Already, my fearless editors are emitting a low whine.
Connie and Michael seem unimpressed, but that won’t last long.
The first attribute one notices about the Asylum is that it’s very dark and very smoky.
Abandoned wheelchairs and bloodstained gurneys litter the narrow pathways that are so cramped that only one person at a time can move forward. Bloody handprints can be seen often on the walls.
The corners are frequently occupied by actors who scream at inopportune moments. Their mad ranting ranges from the mundane (“I want to make you my experiments! Bwahaha!”) to the genuinely disquieting (“Please! They took my baby! I just want my baby back!”).

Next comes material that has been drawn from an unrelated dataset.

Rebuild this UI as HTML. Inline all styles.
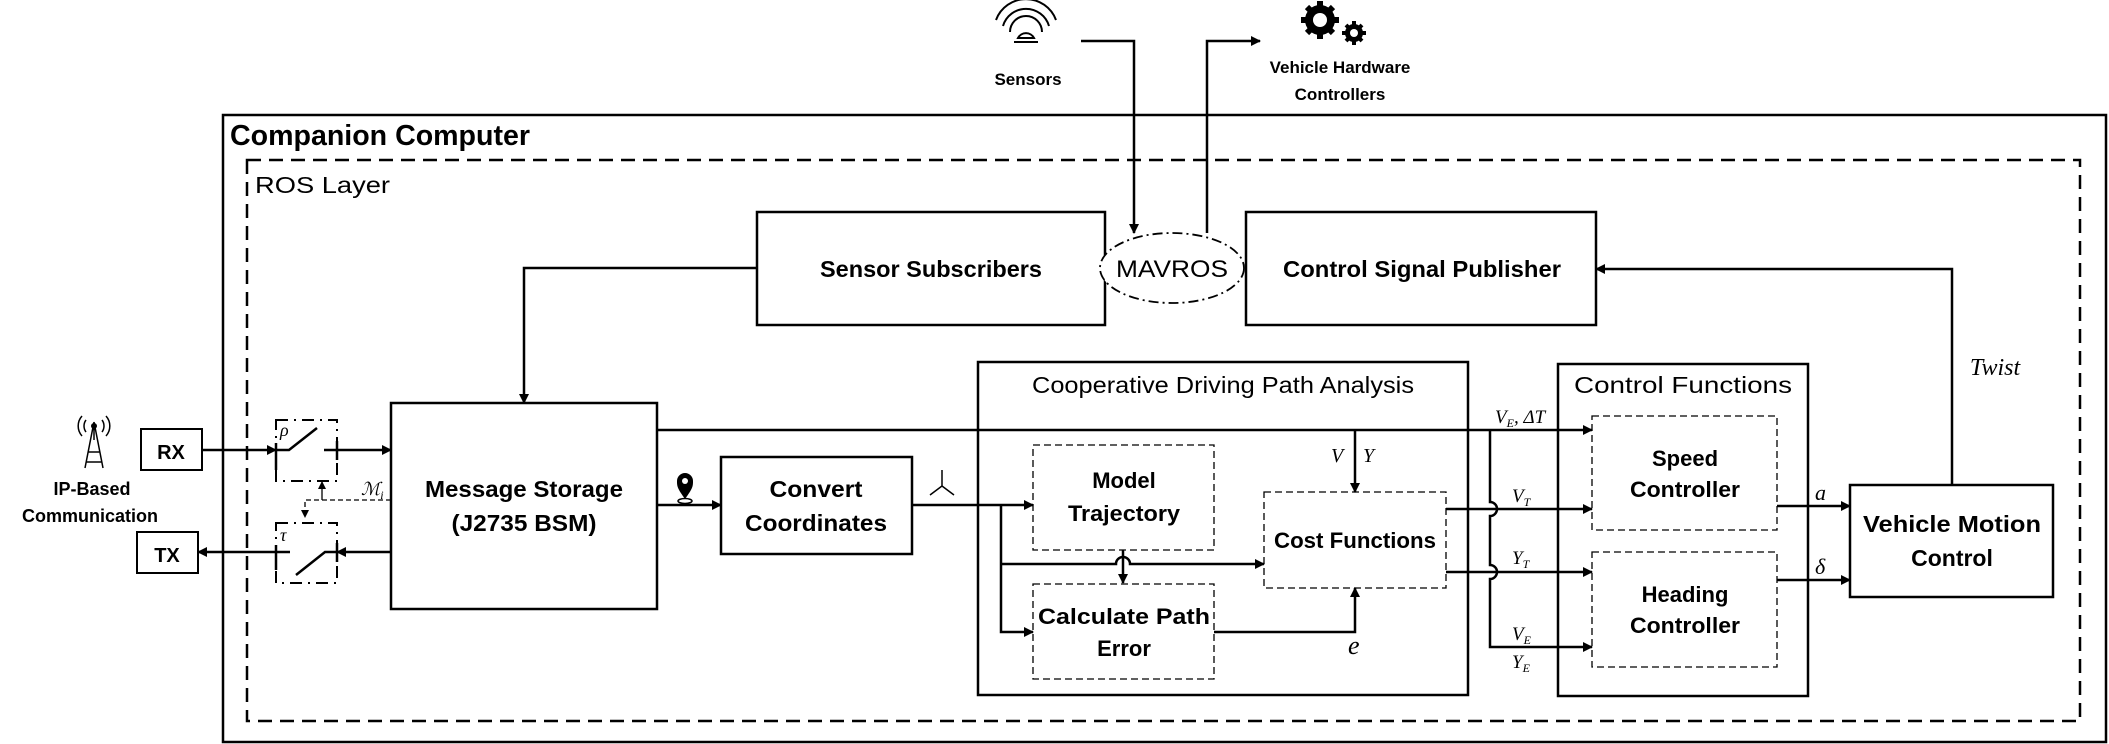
<!DOCTYPE html>
<html><head><meta charset="utf-8"><style>
html,body{margin:0;padding:0;background:#fff;}
svg{display:block;}
text{font-family:"Liberation Sans",sans-serif;fill:#000;}
.b{font-weight:bold;}
.m{font-family:"Liberation Serif",serif;font-style:italic;}
</style></head><body>
<svg width="2109" height="744" viewBox="0 0 2109 744" xmlns="http://www.w3.org/2000/svg">
<defs>
<marker id="ah" markerWidth="10" markerHeight="10" refX="9" refY="5" orient="auto" markerUnits="userSpaceOnUse">
<path d="M0,0 L10,5 L0,10 z" fill="#000"/></marker>
<marker id="ahs" markerWidth="8" markerHeight="8" refX="7" refY="4" orient="auto" markerUnits="userSpaceOnUse">
<path d="M0,0 L8,4 L0,8 z" fill="#000"/></marker>
</defs>
<g fill="none" stroke="#000">
<!-- outer boxes -->
<rect x="223" y="115" width="1883" height="627" stroke-width="2.5"/>
<rect x="247" y="160" width="1833" height="561" stroke-width="2.5" stroke-dasharray="14,8"/>
<!-- top blocks -->
<rect x="757" y="212" width="348" height="113" stroke-width="2.5"/>
<rect x="1246" y="212" width="350" height="113" stroke-width="2.5"/>
<ellipse cx="1172" cy="268" rx="72" ry="35" fill="#fff" stroke-width="1.8" stroke-dasharray="10,4,2,4"/>
<!-- main blocks -->
<rect x="391" y="403" width="266" height="206" stroke-width="2.5"/>
<rect x="721" y="457" width="191" height="97" stroke-width="2.5"/>
<rect x="978" y="362" width="490" height="333" stroke-width="2.5"/>
<rect x="1033" y="445" width="181" height="105" stroke-width="1.3" stroke-dasharray="7,4"/>
<rect x="1033" y="584" width="181" height="95" stroke-width="1.3" stroke-dasharray="7,4"/>
<rect x="1264" y="492" width="182" height="96" stroke-width="1.3" stroke-dasharray="7,4"/>
<rect x="1558" y="364" width="250" height="332" stroke-width="2.5"/>
<rect x="1592" y="416" width="185" height="114" stroke-width="1.3" stroke-dasharray="7,4"/>
<rect x="1592" y="552" width="185" height="115" stroke-width="1.3" stroke-dasharray="7,4"/>
<rect x="1850" y="485" width="203" height="112" stroke-width="2.5"/>
<rect x="141" y="429" width="61" height="41" stroke-width="2"/>
<rect x="137" y="532" width="61" height="41" stroke-width="2"/>
<!-- switches -->
<rect x="276" y="420" width="61" height="61" stroke-width="2" stroke-dasharray="12,6,2,6"/>
<rect x="276" y="523" width="61" height="60" stroke-width="2" stroke-dasharray="12,6,2,6"/>
<g stroke-width="2.5">
<path d="M202,450 H276" marker-end="url(#ah)"/>
<path d="M276,443 V470 M276,450 H289 L317,428 M324,450 H391" marker-end="url(#ah)"/>
<path d="M337,441 V460"/>
<path d="M391,552 H337" marker-end="url(#ah)"/>
<path d="M337,543 V562 M337,552 H325 L296,575 M290,552 H198" marker-end="url(#ah)"/>
<path d="M276,545 V570"/>
</g>
<path d="M391,500 H305 V517" stroke-width="1.3" stroke-dasharray="5,3" marker-end="url(#ahs)"/>
<path d="M322,500 V482" stroke-width="1.3" marker-end="url(#ahs)"/>
<!-- connectors -->
<g stroke-width="2.5">
<path d="M1081,41 H1134 V233" marker-end="url(#ah)"/>
<path d="M1207,233 V41 H1260" marker-end="url(#ah)"/>
<path d="M757,268 H524 V403" marker-end="url(#ah)"/>
<path d="M657,430 H1592" marker-end="url(#ah)"/>
<path d="M1355,430 V492" marker-end="url(#ah)"/>
<path d="M657,505 H721" marker-end="url(#ah)"/>
<path d="M912,505 H1033" marker-end="url(#ah)"/>
<path d="M1001,505 V632 H1033" marker-end="url(#ah)"/>
<path d="M1001,564 H1116 A7,7 0 0 1 1130,564 H1264" marker-end="url(#ah)"/>
<path d="M1123,550 V583" marker-end="url(#ah)"/>
<path d="M1214,632 H1355 V588" marker-end="url(#ah)"/>
<path d="M1490,430 V502 A7,7 0 0 1 1490,516 V565 A7,7 0 0 1 1490,579 V647 H1592" marker-end="url(#ah)"/>
<path d="M1446,509 H1592" marker-end="url(#ah)"/>
<path d="M1446,572 H1592" marker-end="url(#ah)"/>
<path d="M1777,506 H1850" marker-end="url(#ah)"/>
<path d="M1777,580 H1850" marker-end="url(#ah)"/>
<path d="M1952,485 V269 H1596" marker-end="url(#ah)"/>
</g>
<!-- sensor icon -->
<g stroke-width="2">
<path d="M996,20 A32,32 0 0 1 1056,20"/>
<path d="M1003,26 A24,24 0 0 1 1049,26"/>
<path d="M1010,32 A16,16 0 0 1 1042,32"/>
<path d="M1018,38 A9,9 0 0 1 1034,38 Z"/>
<path d="M1014,42 H1038"/>
</g>
<!-- antenna -->
<g stroke-width="1.5">
<path d="M94,422 L85,468 M94,422 L103,468 M88,452 H100 M86,462 H102 M94,422 V440"/>
<path d="M86,420 A10,10 0 0 0 86,432 M102,420 A10,10 0 0 1 102,432 M82,416 A15,15 0 0 0 82,436 M106,416 A15,15 0 0 1 106,436"/>
</g>
<!-- axis icon -->
<path d="M942,470 V486 L930,495 M942,486 L954,495" stroke-width="1.5"/>
</g>
<circle cx="94" cy="426" r="3" fill="#000"/>
<!-- pin -->
<path d="M685,499 C677,488 677,486 677,481 A8,8 0 0 1 693,481 C693,486 693,488 685,499 Z" fill="#000"/>
<circle cx="685" cy="481" r="3" fill="#fff"/>
<ellipse cx="685" cy="501" rx="7" ry="2.5" fill="none" stroke="#000" stroke-width="1.5"/>
<!-- gears -->
<g fill="#000">
<circle cx="1320" cy="20" r="15"/>
<g stroke="#000" stroke-width="6">
<path d="M1320,1 V39 M1301,20 H1339 M1307,7 L1333,33 M1333,7 L1307,33"/>
</g>
<circle cx="1320" cy="20" r="7" fill="#fff"/>
<circle cx="1354" cy="33" r="9"/>
<g stroke="#000" stroke-width="4"><path d="M1354,21 V45 M1342,33 H1366 M1346,25 L1362,41 M1362,25 L1346,41"/></g>
<circle cx="1354" cy="33" r="4" fill="#fff"/>
</g>
<!-- texts -->
<text x="230" y="145" font-size="29" class="b" textLength="300" lengthAdjust="spacingAndGlyphs">Companion Computer</text>
<text x="255" y="193" font-size="23" textLength="135" lengthAdjust="spacingAndGlyphs">ROS Layer</text>
<text x="1028" y="85" font-size="17" class="b" text-anchor="middle">Sensors</text>
<text x="1340" y="73" font-size="17" class="b" text-anchor="middle">Vehicle Hardware</text>
<text x="1340" y="100" font-size="17" class="b" text-anchor="middle">Controllers</text>
<text x="931" y="277" font-size="23" class="b" text-anchor="middle" textLength="222" lengthAdjust="spacingAndGlyphs">Sensor Subscribers</text>
<text x="1172" y="277" font-size="24" text-anchor="middle" textLength="112" lengthAdjust="spacingAndGlyphs">MAVROS</text>
<text x="1422" y="277" font-size="23" class="b" text-anchor="middle" textLength="278" lengthAdjust="spacingAndGlyphs">Control Signal Publisher</text>
<text x="524" y="497" font-size="23" class="b" text-anchor="middle" textLength="198" lengthAdjust="spacingAndGlyphs">Message Storage</text>
<text x="524" y="531" font-size="23" class="b" text-anchor="middle" textLength="145" lengthAdjust="spacingAndGlyphs">(J2735 BSM)</text>
<text x="816" y="497" font-size="23" class="b" text-anchor="middle" textLength="93" lengthAdjust="spacingAndGlyphs">Convert</text>
<text x="816" y="531" font-size="23" class="b" text-anchor="middle" textLength="142" lengthAdjust="spacingAndGlyphs">Coordinates</text>
<text x="1223" y="393" font-size="23" text-anchor="middle" textLength="382" lengthAdjust="spacingAndGlyphs">Cooperative Driving Path Analysis</text>
<text x="1124" y="488" font-size="22" class="b" text-anchor="middle">Model</text>
<text x="1124" y="521" font-size="22" class="b" text-anchor="middle" textLength="112" lengthAdjust="spacingAndGlyphs">Trajectory</text>
<text x="1124" y="624" font-size="22" class="b" text-anchor="middle" textLength="172" lengthAdjust="spacingAndGlyphs">Calculate Path</text>
<text x="1124" y="656" font-size="22" class="b" text-anchor="middle">Error</text>
<text x="1355" y="548" font-size="22" class="b" text-anchor="middle" textLength="162" lengthAdjust="spacingAndGlyphs">Cost Functions</text>
<text x="1683" y="393" font-size="23" text-anchor="middle" textLength="218" lengthAdjust="spacingAndGlyphs">Control Functions</text>
<text x="1685" y="466" font-size="22" class="b" text-anchor="middle">Speed</text>
<text x="1685" y="497" font-size="22" class="b" text-anchor="middle" textLength="110" lengthAdjust="spacingAndGlyphs">Controller</text>
<text x="1685" y="602" font-size="22" class="b" text-anchor="middle">Heading</text>
<text x="1685" y="633" font-size="22" class="b" text-anchor="middle" textLength="110" lengthAdjust="spacingAndGlyphs">Controller</text>
<text x="1952" y="532" font-size="23" class="b" text-anchor="middle" textLength="178" lengthAdjust="spacingAndGlyphs">Vehicle Motion</text>
<text x="1952" y="566" font-size="23" class="b" text-anchor="middle">Control</text>
<text x="171" y="459" font-size="20" class="b" text-anchor="middle">RX</text>
<text x="167" y="562" font-size="20" class="b" text-anchor="middle">TX</text>
<text x="92" y="495" font-size="18" class="b" text-anchor="middle">IP-Based</text>
<text x="90" y="522" font-size="18" class="b" text-anchor="middle">Communication</text>
<!-- math labels -->
<text x="280" y="436" font-size="18" class="m">ρ</text>
<text x="280" y="541" font-size="18" class="m">τ</text>
<text x="361" y="495" font-size="18" class="m">ℳ<tspan font-size="12" dy="4">i</tspan></text>
<text x="1331" y="462" font-size="20" class="m">V</text>
<text x="1363" y="462" font-size="20" class="m">Y</text>
<text x="1348" y="654" font-size="26" class="m">e</text>
<text x="1495" y="423" font-size="19" class="m">V<tspan font-size="12" dy="4">E</tspan><tspan dy="-4">, ΔT</tspan></text>
<text x="1512" y="502" font-size="19" class="m">V<tspan font-size="12" dy="4">T</tspan></text>
<text x="1512" y="564" font-size="19" class="m">Y<tspan font-size="12" dy="4">T</tspan></text>
<text x="1512" y="640" font-size="19" class="m">V<tspan font-size="12" dy="4">E</tspan></text>
<text x="1512" y="668" font-size="19" class="m">Y<tspan font-size="12" dy="4">E</tspan></text>
<text x="1815" y="500" font-size="22" class="m">a</text>
<text x="1815" y="574" font-size="22" class="m">δ</text>
<text x="1995" y="375" font-size="24" class="m" text-anchor="middle">Twist</text>
</svg>
</body></html>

What’s more is that they can and will follow you as you navigate the maze of hallways. Oftentimes, whoever is bringing up the rear will glance back to see a grinning lunatic leering over his or her shoulder.
Some elements of the haunted house don’t quite work. One room in particular featured a strobe light that only flickered every three seconds or so.
While initially frightening, the ultimate effect is making it very difficult to find one’s way out of and putting a great deal of stress on the actor’s voice, as he had to keep screaming the whole time we were there.
Eventually, he gets so tired of us that he starts hoarsely screaming the direction we need to escape the strobe room.
After navigating more than a dozen rooms, a long hallway filled with low-hanging decapitated heads, and finally being chased back to the car by a maniac with a chainsaw, we are out. Back in the safety of the car, Laura and Arianna begin talking about how they’d never really been that scared, just startled in spots. Connie and Michael launch into a conversation about how unrealistic it was, asserting that they too were never truly frightened at any point.
But I was there. I heard their screams, their trembling voices as they wondered aloud how much longer it would be before we were out.
Their fear was real, if only for the time we were actually inside the Asylum. Mine was too.
If you’re looking for some decent chills and thrills come Halloween weekend, then you could certainly do worse than paying a visit to the Asylum.